··· INFORMATION PROVIDED ···

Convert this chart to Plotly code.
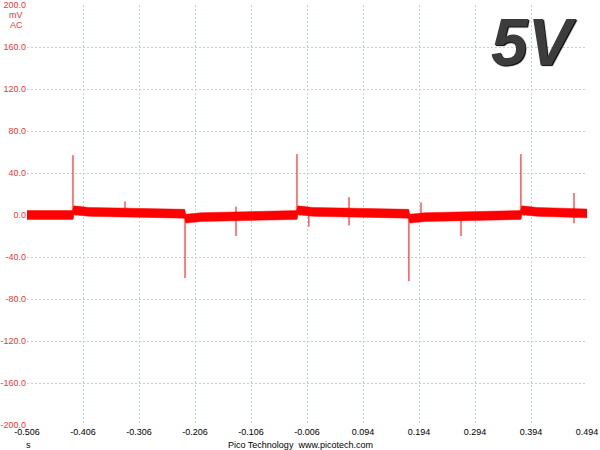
import plotly.graph_objects as go

# ---- data ----
# centre level of the noisy trace (mV) at break points (s)
level_t = [-0.506, -0.4245, -0.4225, -0.395, -0.2245, -0.2225, -0.195, -0.0245,
           -0.0225, 0.005, 0.1755, 0.1775, 0.205, 0.3755, 0.3775, 0.405, 0.494]
level_mv = [0.0, 0.0, 4.5, 3.0, 1.2, -3.5, -2.0, 0.0,
            4.5, 3.0, 1.2, -3.5, -2.0, 0.0, 4.5, 3.0, 1.5]
noise_half_mv = 4.2

# spikes: time (s), max (mV), min (mV)
spike_t = [-0.4239, -0.331, -0.2238, -0.1328, -0.0239, -0.0026, 0.069, 0.176, 0.1976, 0.269, 0.376, 0.4708]
spike_hi = [57.0, 13.0, 0.0, 8.0, 58.0, 0.0, 17.0, 0.0, 12.0, 0.0, 58.0, 21.0]
spike_lo = [-4.0, 0.0, -60.0, -20.0, -4.0, -11.0, -10.0, -63.0, 0.0, -20.0, -4.0, -8.0]

x_ticks = [-0.506, -0.406, -0.306, -0.206, -0.106, -0.006, 0.094, 0.194, 0.294, 0.394, 0.494]
x_labels = ["-0.506", "-0.406", "-0.306", "-0.206", "-0.106", "-0.006", "0.094", "0.194", "0.294", "0.394", "0.494"]
y_ticks = [200, 160, 120, 80, 40, 0, -40, -80, -120, -160, -200]
y_labels = ["200.0", "160.0", "120.0", "80.0", "40.0", "0.0", "-40.0", "-80.0", "-120.0", "-160.0", "-200.0"]

RED = "#ff0000"
LABEL_RED = "#e83838"
GRID = "#b4d4e8"
GRID_DASH = "2px,2px"
FONT = "Liberation Sans, Arial, sans-serif"

fig = go.Figure()

# noise band
band_x = level_t + level_t[::-1]
band_y = [v + noise_half_mv for v in level_mv] + [v - noise_half_mv for v in level_mv[::-1]]
fig.add_trace(go.Scatter(x=band_x, y=band_y, fill="toself", fillcolor=RED,
                         line=dict(color=RED, width=0.5), mode="lines",
                         hoverinfo="skip", showlegend=False))

# spikes
sx, sy = [], []
for t, hi, lo in zip(spike_t, spike_hi, spike_lo):
    sx += [t, t, None]
    sy += [lo, hi, None]
fig.add_trace(go.Scatter(x=sx, y=sy, mode="lines", line=dict(color=RED, width=1),
                         hoverinfo="skip", showlegend=False))

fig.update_layout(
    width=600, height=450,
    margin=dict(l=27, r=13, t=5, b=25, autoexpand=False),
    paper_bgcolor="white", plot_bgcolor="white",
    font=dict(family=FONT, size=9, color="#000"),
    xaxis=dict(range=[-0.506, 0.494], tickvals=x_ticks, ticktext=x_labels,
               showgrid=True, gridcolor=GRID, griddash=GRID_DASH, gridwidth=1,
               zeroline=False, showline=False, ticks="", automargin=False,
               tickfont=dict(family=FONT, size=9, color="#000")),
    yaxis=dict(range=[-200, 200], tickvals=y_ticks, ticktext=y_labels,
               showgrid=True, gridcolor=GRID, griddash=GRID_DASH, gridwidth=1,
               zeroline=False, showline=False, ticks="", automargin=False,
               tickfont=dict(family=FONT, size=9, color=LABEL_RED)),
)

ann = [
    dict(text="mV", x=0, y=1, xref="paper", yref="paper", xanchor="right", yanchor="middle",
         xshift=-2, yshift=-10, showarrow=False, font=dict(family=FONT, size=9, color=LABEL_RED)),
    dict(text="AC", x=0, y=1, xref="paper", yref="paper", xanchor="right", yanchor="middle",
         xshift=-2, yshift=-20, showarrow=False, font=dict(family=FONT, size=9, color=LABEL_RED)),
    dict(text="s", x=0, y=0, xref="paper", yref="paper", xanchor="center", yanchor="middle",
         xshift=1, yshift=-20, showarrow=False, font=dict(family=FONT, size=9, color="#000")),
    dict(text="Pico Technology  www.picotech.com", x=0.4885, y=0, xref="paper", yref="paper",
         xanchor="center", yanchor="middle", yshift=-20, showarrow=False,
         font=dict(family=FONT, size=9, color="#000")),
    dict(text="5V", x=0.905, y=1, xref="paper", yref="paper", xanchor="center", yanchor="middle",
         yshift=-37, showarrow=False,
         font=dict(family=FONT, size=66, color="#3c3c3c", weight="bold", style="italic",
                   shadow="1px 1px 1px #000000")),
]
fig.update_layout(annotations=ann)

fig.write_html("out.html", config={"displayModeBar": False},
               post_script="document.body.style.margin='0';document.body.style.overflow='hidden';")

···

Repeat only the lines between the start of the data and the line with "noise_half_mv = 4.2", including those two lines, and skip the pictures.

Convert this chart to Plotly code.
import plotly.graph_objects as go

# ---- data ----
# centre level of the noisy trace (mV) at break points (s)
level_t = [-0.506, -0.4245, -0.4225, -0.395, -0.2245, -0.2225, -0.195, -0.0245,
           -0.0225, 0.005, 0.1755, 0.1775, 0.205, 0.3755, 0.3775, 0.405, 0.494]
level_mv = [0.0, 0.0, 4.5, 3.0, 1.2, -3.5, -2.0, 0.0,
            4.5, 3.0, 1.2, -3.5, -2.0, 0.0, 4.5, 3.0, 1.5]
noise_half_mv = 4.2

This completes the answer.